--- DATA PROVIDED ---
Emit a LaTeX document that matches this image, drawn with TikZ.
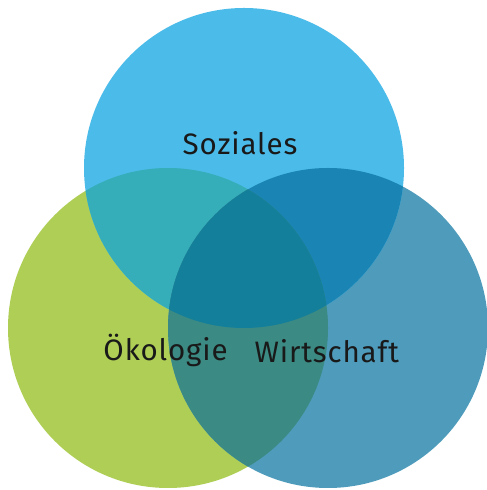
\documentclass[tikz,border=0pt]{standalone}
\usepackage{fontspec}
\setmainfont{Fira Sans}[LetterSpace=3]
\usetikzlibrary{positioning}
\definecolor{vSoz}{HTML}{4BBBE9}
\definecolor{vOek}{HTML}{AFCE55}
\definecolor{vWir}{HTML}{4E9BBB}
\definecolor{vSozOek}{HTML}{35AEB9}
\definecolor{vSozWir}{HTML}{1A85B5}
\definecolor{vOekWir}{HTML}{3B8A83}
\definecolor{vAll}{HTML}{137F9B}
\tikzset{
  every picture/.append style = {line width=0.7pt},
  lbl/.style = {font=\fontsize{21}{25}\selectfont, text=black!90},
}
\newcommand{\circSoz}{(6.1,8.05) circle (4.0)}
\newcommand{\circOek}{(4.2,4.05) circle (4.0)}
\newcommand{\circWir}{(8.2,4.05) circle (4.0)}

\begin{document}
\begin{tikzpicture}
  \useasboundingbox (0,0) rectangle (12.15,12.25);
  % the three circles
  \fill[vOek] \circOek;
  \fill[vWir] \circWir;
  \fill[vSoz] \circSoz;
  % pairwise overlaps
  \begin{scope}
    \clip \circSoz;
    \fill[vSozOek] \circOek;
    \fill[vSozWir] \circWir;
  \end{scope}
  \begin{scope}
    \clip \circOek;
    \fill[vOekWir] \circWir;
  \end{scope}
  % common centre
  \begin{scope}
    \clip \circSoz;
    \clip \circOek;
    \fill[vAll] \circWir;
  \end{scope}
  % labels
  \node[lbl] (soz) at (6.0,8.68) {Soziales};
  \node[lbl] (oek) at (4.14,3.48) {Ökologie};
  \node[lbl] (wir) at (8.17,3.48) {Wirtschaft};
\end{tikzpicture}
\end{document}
---
TASK BRIEF →
Copy out all the data exactly; skip the pictures.

EXERCISE OUTPUT →
Emit a LaTeX document that matches this image, drawn with TikZ.
\documentclass[tikz,border=0pt]{standalone}
\usepackage{fontspec}
\setmainfont{Fira Sans}[LetterSpace=3]
\usetikzlibrary{positioning}
\definecolor{vSoz}{HTML}{4BBBE9}
\definecolor{vOek}{HTML}{AFCE55}
\definecolor{vWir}{HTML}{4E9BBB}
\definecolor{vSozOek}{HTML}{35AEB9}
\definecolor{vSozWir}{HTML}{1A85B5}
\definecolor{vOekWir}{HTML}{3B8A83}
\definecolor{vAll}{HTML}{137F9B}
\tikzset{
  every picture/.append style = {line width=0.7pt},
  lbl/.style = {font=\fontsize{21}{25}\selectfont, text=black!90},
}
\newcommand{\circSoz}{(6.1,8.05) circle (4.0)}
\newcommand{\circOek}{(4.2,4.05) circle (4.0)}
\newcommand{\circWir}{(8.2,4.05) circle (4.0)}

\begin{document}
\begin{tikzpicture}
  \useasboundingbox (0,0) rectangle (12.15,12.25);
  % the three circles
  \fill[vOek] \circOek;
  \fill[vWir] \circWir;
  \fill[vSoz] \circSoz;
  % pairwise overlaps
  \begin{scope}
    \clip \circSoz;
    \fill[vSozOek] \circOek;
    \fill[vSozWir] \circWir;
  \end{scope}
  \begin{scope}
    \clip \circOek;
    \fill[vOekWir] \circWir;
  \end{scope}
  % common centre
  \begin{scope}
    \clip \circSoz;
    \clip \circOek;
    \fill[vAll] \circWir;
  \end{scope}
  % labels
  \node[lbl] (soz) at (6.0,8.68) {Soziales};
  \node[lbl] (oek) at (4.14,3.48) {Ökologie};
  \node[lbl] (wir) at (8.17,3.48) {Wirtschaft};
\end{tikzpicture}
\end{document}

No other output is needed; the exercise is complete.